New London police chief Seastrand resigns following nude photo allegations
New London’s police chief has resigned amid accusations he attempted to pressure a Colby-Sawyer College student who had been arrested to pose for nude photographs in exchange for the charges against her being dropped.
David Seastrand, a 27-year veteran of the department, resigned effective immediately yesterday and agreed to relinquish his certification as a police officer, according to the New Hampshire attorney general’s office. As a result, no criminal charges will be pursued.
The deal came three days after Seastrand suddenly announced his plans to retire, telling the selectmen he would stay at his job through the end of the month. At that time, Seastrand had been under investigation for nearly a month. The woman reported the inappropriate offer to the attorney general’s office March 6.
Richard Lehmann, the woman’s lawyer, said the incident happened three days after she was charged with underage drinking and giving a false name to the police. Lehmann said Seastrand asked her to come to the police department, then harassed her for three hours.
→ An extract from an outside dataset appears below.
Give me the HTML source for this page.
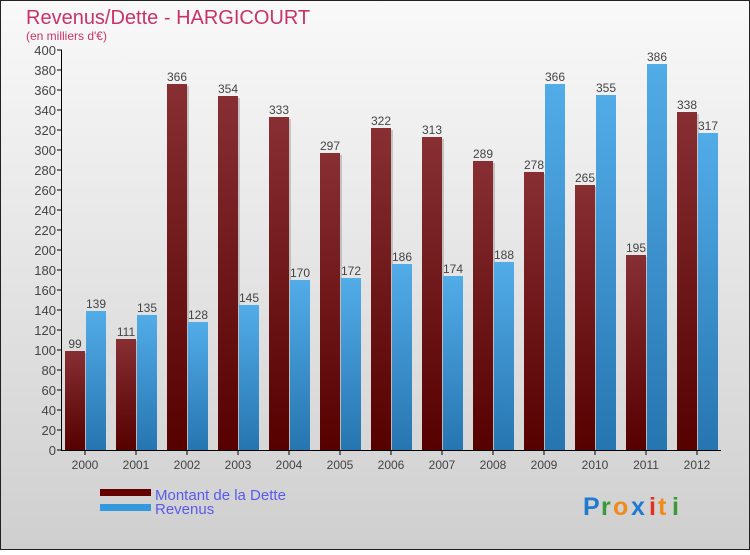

“There was an extended attempt to bargain away her criminal charges in exchange for her allowing herself to be photographed naked,” Lehmann said. “Obviously she refused.”
The woman called the attorney general’s office that day. After an investigation, Seastrand and the office reached their agreement yesterday, according to Associate Attorney General Jane Young.
Young said the office decided to take the route after considering several factors, including the charges filed against the woman and the fact that she and Seastrand were the only two people in the police station when the incident is said to have occurred.
“This led us to a swift conclusion that he was removed from his position and ensured he would never be a police officer again,” she said.
When asked whether Seastrand admitted to the allegations, Young took a long pause.
“I’m not going to answer that question,” she said.
Seastrand could not be reached last night.
Lehmann said the woman, who is considering lawsuits against both the former chief and the town, would have liked to have seen criminal charges against Seastrand but appreciated a quick resolution.
“She’s had to live in town, continue going to school in town, knowing this was pending all this time,” he said. “And that’s caused her a great deal of stress and interfered with her life.”
It’s unclear how long town officials have known about the investigation.
The Monitor called Selectman Peter Bianchi on Tuesday after receiving an anonymous tip about Seastrand being involved in sexual misconduct. Bianchi said then that he wasn’t aware of the allegation or an investigation.
Shortly after the attorney general’s office made its announcement yesterday, Bianchi echoed that sentiment with shock, saying the attorney general’s office hadn’t told the town about the investigation.
The town administrator, however, said she did notify the selectmen about an investigation a few weeks ago. Kimberly Hallquist said she was told about the attorney general’s inquiry by Seastrand on March 13, though he didn’t disclose what they were investigating.
Hallquist stressed that the town only found out about the nature of the complaint yesterday.
Last night Bianchi denied that Hallquist had told him about the investigation. He said he first heard a rumor about it about sometime last week.
The selectman said he’s frustrated with the attorney general’s office because it didn’t notify the town. But he withheld any criticism of Seastrand.
“What did he know? When did he know? I don’t know,” Bianchi said. “I have no comment on that because I just don’t know.”
Bianchi said he met with Seastrand at a brief emergency meeting yesterday where the selectmen accepted his resignation and appointed Ed Anderson, a longtime member of the police department, as acting chief. Bianchi called the meeting “emotional” but said Seastrand didn’t talk about the allegation, and he didn’t ask.
“I’m standing by my chief at this point in time. I’m standing by him,” he said. “My only feeling is, probably, I know one quarter of what there is to know. I feel very much out of the loop. . . . It’s awful hard to accept if it’s true.”
Seastrand has been the department’s chief since 1995.
Since that time, he’s been known for trying to create a sense of safety and comfort in his community, said former town administrator Jessie Levine. She said that when New London officials debated how much information about crime in town should be made public, Seastrand argued for less.
“He just felt like giving out detailed information didn’t do the public any good, and it didn’t increase their feeling of safety either. . . . It was more important that people perceived that they lived in a good community that was well taken care of and well cared for and that it didn’t really do any service for them to know the details of what goes on behind closed doors or anything that just might rock the boat a little,” said Levine, now Bedford’s town manager.
Merrimack County Sheriff Scott Hilliard, a close friend of Seastrand, called the former chief a “professional” yesterday and said he’s always been held in high regard by members of the law enforcement community.
In his retirement letter, Seastrand didn’t indicate a reason for his decision.
“It has been my honor to have worked with so many dedicated individuals throughout the years, that have made this job, and my experiences working here so meaningful,” he wrote.
Hallquist said she’s unsure whether Seastrand will receive his pension but that he will be paid for any unused vacation time. That amount wasn’t available last night.